When it comes to measuring the success of an e-invoicing and accounts payable automation project, there’s one metric that matters more than any other, and that’s the proportion of suppliers who adopt and use the solution to submit their invoices.
As Director of Seller Digitization at Tradeshift, Bogdan Agache knows a thing or two about the art and the science of convincing suppliers to engage with a change to their business processes. Bogdan gave us an insight into how he and his team have been able to refine the supplier onboarding process at Tradeshift to help organizations achieve their digitalization objectives at speed and scale. And it all starts by giving suppliers technology they actually want to use.
Read on to learn more about Bodgan and his insights into the supplier onboarding process.
My team and I are responsible for connecting suppliers to the Tradeshift network and enabling them to transact with their customers through the Tradeshift platform. We’re primarily supplier focused, but we’re also in regular contact with buyers, both from a relationship and a technical configuration point of view.
If you look at our industry, it tends to be divided into two types of organizations. Either they have strong middleware, or they have a strong platform. I always give the example of SAP, where the supplier will have to create a new account every time they want to connect with a customer. It’s irritating and creates friction.
Tradeshift is relatively unique in our industry in that we have both. There’s a real advantage that comes from having the ability to connect to any customer you want on a single platform and then have powerful middleware doing a lot of the integration work for you. Most large organizations see the advantage of this approach, but for many, the ‘aha’ moment only comes after a few years of experience.
Suppliers come in all shapes and sizes, so there’s no single answer to this. How we approach integration will typically depend on two factors, the size of the business and the nature of their relationship with their customer. Larger suppliers will often require some level of technical integration that may require support from our team. A lot of these companies will have their own digitization strategies in place, so we adapt our integration approach to reflect this.

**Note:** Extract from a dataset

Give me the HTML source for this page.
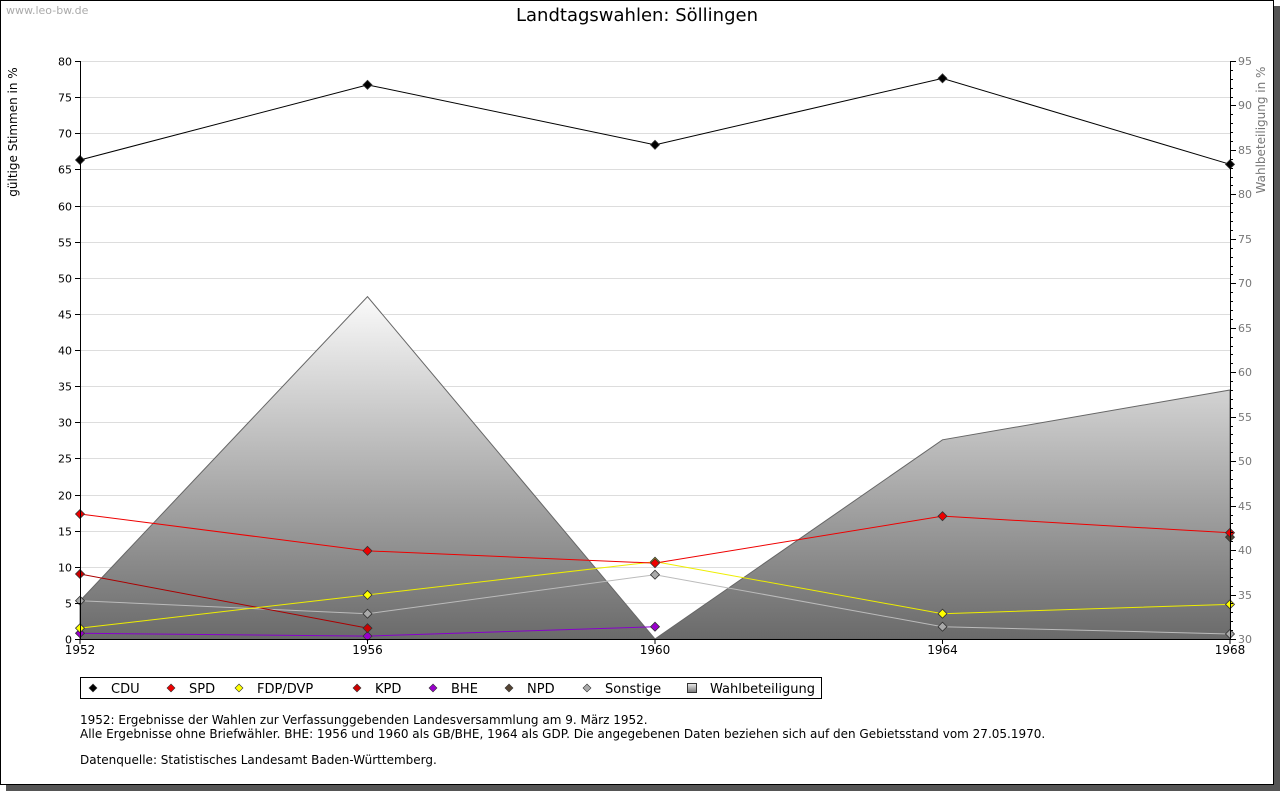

For smaller suppliers with lower transaction volumes, it’s often more appropriate to use our Web UI to connect. Integration is largely self-service here, but we provide training modules and support to help them address any challenges as they occur.
My team includes around 30 engineers responsible for technical integrations and around ten people working on self-service.
We generally work with a mixture of IT people and people involved in the invoicing and finance process. Having that mix is important.
Whilst what we’re doing looks like an IT project, it’s really a business transformation project delivered via technology. Take EDI, for example. It’s not really a technological innovation, it’s a business process. IT teams see a problem and find a technical solution. You need to have people involved who understand how supplier onboarding processes should work and whether certain processes even need to exist.
Keep it simple. A lot of large organizations we work with have very complex supplier onboarding processes. So they will often end up implementing solutions that are more complicated than they really need to achieve their objectives.
When rules governing invoice submission become too complex, suppliers will start to get frustrated as more of their invoices get rejected. After a certain point in time, many will simply look for ways around the issue. If huge volumes of invoices are getting rejected, then it generally means that the rule is set at too high a bar.
Keep your eyes on your objective. If you want to achieve high automation, then is it absolutely necessary to have 100% of the information in order to process an invoice? Or could you still process an invoice that contained 80-90% of the information?
Don’t spring changes too early. We often see buyers making regular changes to the rules governing invoice submission. Sometimes this will happen very early in the process when suppliers are just getting used to using our platform. Businesses change. Rules change. Do those changes really need to affect the relationship you have with your suppliers? Could you delay those changes a little until suppliers have been onboarded and have had time to familiarize themselves with the process?
We’re seeing suppliers on our network actively going out and promoting Tradeshift to customers who are not already using the platform. They’ve seen the benefits of connecting with one customer, and now they want their other customers to do the same.
By the same token, suppliers often approach us proactively to ask if we can connect them with different customers who are using our AP automation platform. Many of the buyers who use our platform are also using it to connect with customers and send invoices. For me, that’s the single most powerful piece of evidence that we’re fulfilling our objective to create a network experience where both the buyer and the supplier generate genuine and tangible value.